Cable television execs aren't in the experience business - but they should be

Advertising Age has an article which surveys some Cable TV execs on their perspective on going in the direction of Hulu: a site which has done fantastically well selling ads along with high-quality online video. The article's title asks, Will Cable Networks Get Their Own Video Site Like Hulu?.

The speculation is that they are not interested, for fear of cannibalizing their exisitng revenue streams. Scary. The article quotes David Zaslav, CEO of Discovery Communications:

We don't want to train [viewers] to watch our best shows on [free online] platforms. Most of our research shows if we move our content mostly in clips, we can create an environment where we can mostly satisfy our viewers with consumer content on other platforms but do it in a way that doesn't take away from our core business.

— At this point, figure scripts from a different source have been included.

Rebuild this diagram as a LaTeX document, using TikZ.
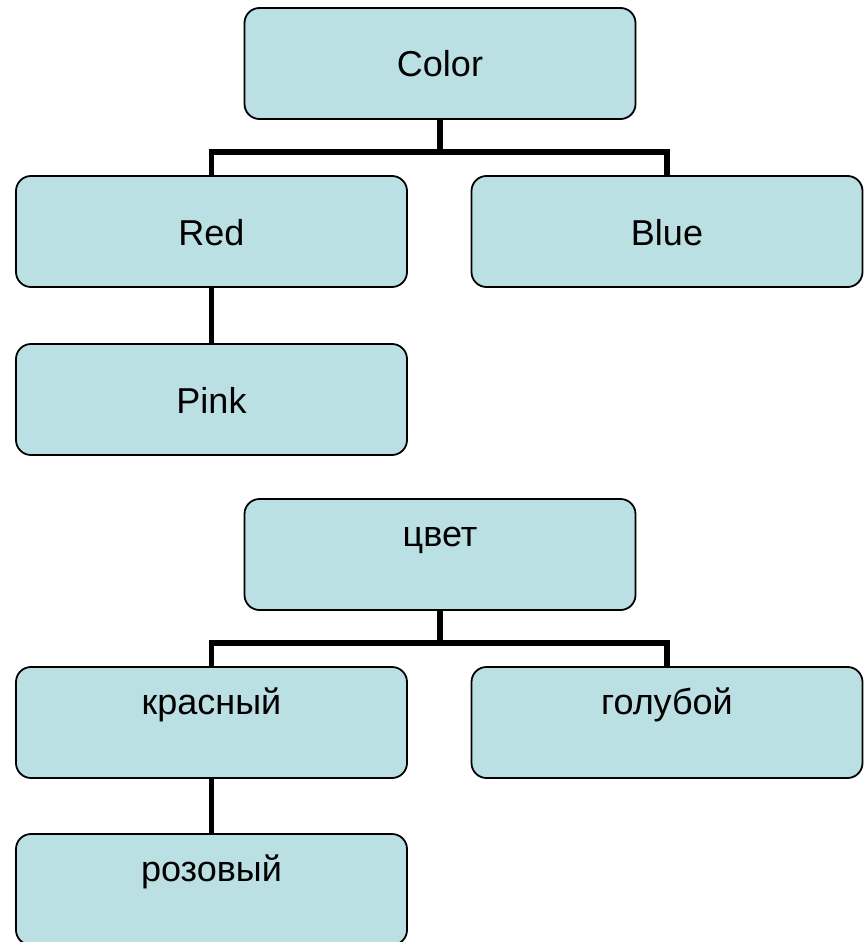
\documentclass[tikz,border=0pt]{standalone}
\usepackage{fontspec}
\setmainfont{Liberation Sans}
\definecolor{boxfill}{RGB}{187,224,227}
\tikzset{
  orgbox/.style={draw=black, line width=1.8pt, fill=boxfill, rounded corners=15pt,
    minimum width=391pt, minimum height=111pt, inner xsep=0pt, inner ysep=0pt,
    font=\fontsize{36}{43}\selectfont},
  midtext/.style={orgbox, text height=69pt, text depth=42pt},
  toptext/.style={orgbox, text height=47pt, text depth=64pt},
  conn/.style={draw=black, line width=5.5pt, line join=miter}
}
\begin{document}
\begin{tikzpicture}[x=1pt,y=-1pt]
\useasboundingbox (0,0) rectangle (863,942);
% top tree
\node[midtext] (color) at (440,63.5) {Color};
\node[midtext] (red) at (211.5,231.5) {Red};
\node[midtext] (blue) at (667,231.5) {Blue};
\node[midtext] (pink) at (211.5,399.5) {Pink};
\coordinate (j1) at (440,152);
% bottom tree
\node[toptext] (cvet) at (440,554.5) {цвет};
\node[toptext] (krasn) at (211.5,722.5) {красный};
\node[toptext] (golub) at (667,722.5) {голубой};
\node[toptext] (roz) at (211.5,889.5) {розовый};
\coordinate (j2) at (440,643);
% connectors
\draw[conn] (color.south) -- (j1);
\draw[conn] (j1) -| (red.north);
\draw[conn] (j1) -| (blue.north);
\draw[conn] (red.south) -- (pink.north);
\draw[conn] (cvet.south) -- (j2);
\draw[conn] (j2) -| (krasn.north);
\draw[conn] (j2) -| (golub.north);
\draw[conn] (krasn.south) -- (roz.north);
\end{tikzpicture}
\end{document}
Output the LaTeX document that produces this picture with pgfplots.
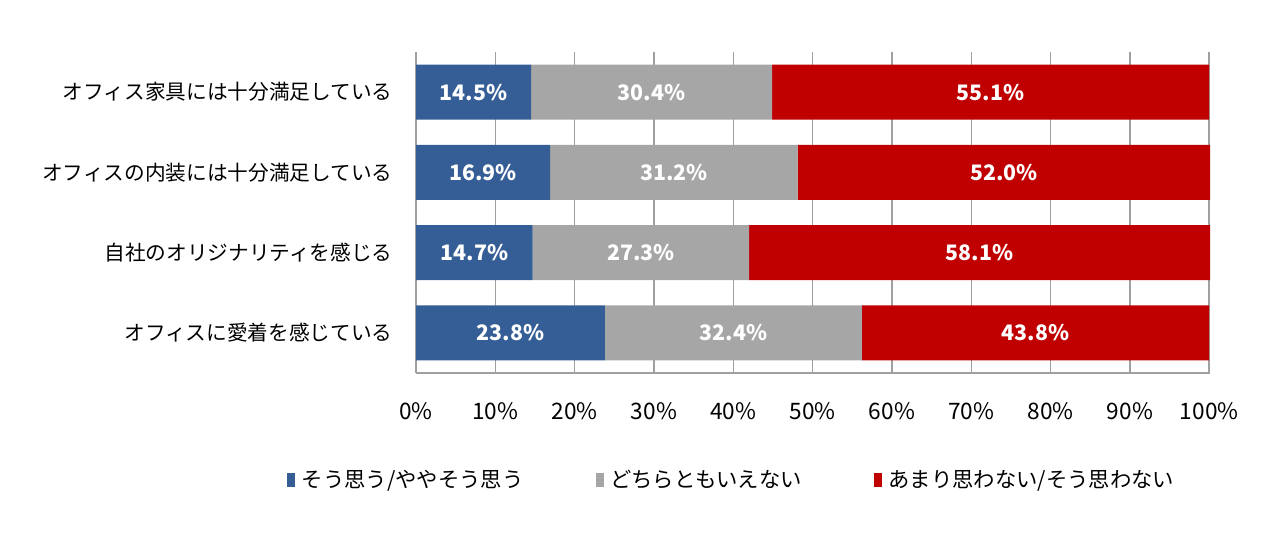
\documentclass[border=0pt]{standalone}
\usepackage{fontspec}
\setmainfont{Noto Sans CJK JP}
\usepackage{pgfplots}
\usepackage{pgfplotstable}
\pgfplotsset{compat=1.18}
\definecolor{cblue}{HTML}{355E96}
\definecolor{cgray}{HTML}{A6A6A6}
\definecolor{cred}{HTML}{C00000}
\definecolor{gridc}{HTML}{A0A0A0}

% y = row index (top to bottom), v = percent
\pgfplotstableread{
y v
0 14.5
1 16.9
2 14.7
3 23.8
}\agree
\pgfplotstableread{
y v
0 30.4
1 31.2
2 27.3
3 32.4
}\neutral
\pgfplotstableread{
y v
0 55.1
1 52.0
2 58.1
3 43.8
}\disagree

\begin{document}
\begin{tikzpicture}[x=1pt,y=1pt]
\useasboundingbox (0,0) rectangle (960,406.5);
\begin{axis}[
  at={(312pt,126.75pt)}, anchor=south west,
  scale only axis, width=595.5pt, height=240.75pt,
  xbar stacked, bar width=41.25pt,
  xmin=0, xmax=100.1, ymin=-0.5, ymax=3.5, y dir=reverse,
  ytick={0,1,2,3},
  yticklabels={オフィス家具には十分満足している,オフィスの内装には十分満足している,自社のオリジナリティを感じる,オフィスに愛着を感じている},
  xtick={0,10,...,100},
  xticklabel={\pgfmathprintnumber{\tick}\%},
  /pgf/number format/assume math mode=true,
  axis x line*=bottom, axis y line*=left,
  axis line style={-, gridc, line width=1.1pt},
  xmajorgrids, grid style={gridc, line width=1.1pt},
  major tick length=0pt,
  tick label style={font=\fontsize{17}{19}\selectfont},
  xticklabel style={yshift=-19pt},
  yticklabel style={xshift=-14pt, font=\fontsize{15.5}{18}\selectfont},
  visualization depends on={rawx \as \val},
  nodes near coords={\pgfmathprintnumber[fixed,fixed zerofill,precision=1]{\val}\%},
  every node near coord/.append style={font=\bfseries\fontsize{16}{18}\selectfont, white, anchor=center},
  legend style={at={(0.398,-0.333)}, anchor=center, draw=none, legend columns=3,
    font=\fontsize{16}{18}\selectfont,
    /tikz/every odd column/.append style={column sep=3pt},
    /tikz/every even column/.append style={column sep=52pt}},
  legend image code/.code={\fill[#1] (-3pt,-5.5pt) rectangle (3pt,5.5pt);},
]
\addplot[fill=cblue, draw=none] table[x=v, y=y] {\agree};
\addlegendentry{そう思う/ややそう思う}
\addplot[fill=cgray, draw=none] table[x=v, y=y] {\neutral};
\addlegendentry{どちらともいえない}
\addplot[fill=cred, draw=none] table[x=v, y=y] {\disagree};
\addlegendentry{あまり思わない/そう思わない}
\end{axis}
\end{tikzpicture}
\end{document}
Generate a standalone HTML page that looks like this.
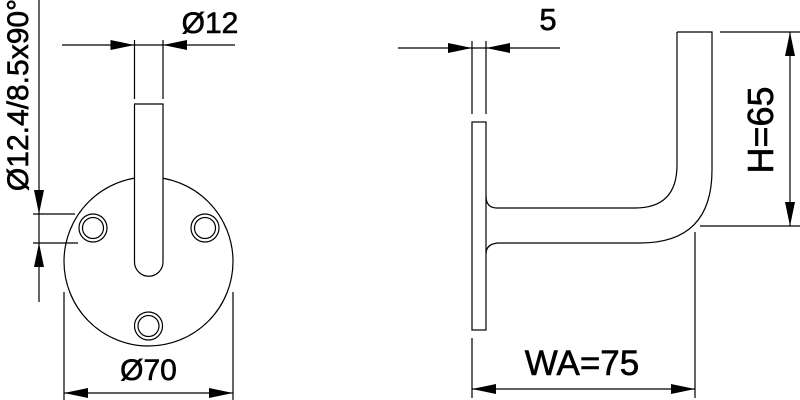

Train them? Why is the broadcast business about keeping viewers in a cage that protects the content producer? While you build the cage, you force your most motivated fans to seek it elsewhere. Hulu's greatest long-term asset will be eliminating the need for those fans to do that.

The reality is that the model of watching TV that provides that "core business" for the MSOs is just broken. Buying CDs clealry broke in the late 90s, and the death spiral of the record industry is proof of that. Hulu approaches things from the user perspective, with the goal of creating an experience that people want. The MSOs create an experience that makes them money, and they know that whatever maze they put between the user and their content, some people will navigate it.

It's just antitheical to the MSO or the cable networks, really, to approach the deployment of services as something to undertake from the user's perspective.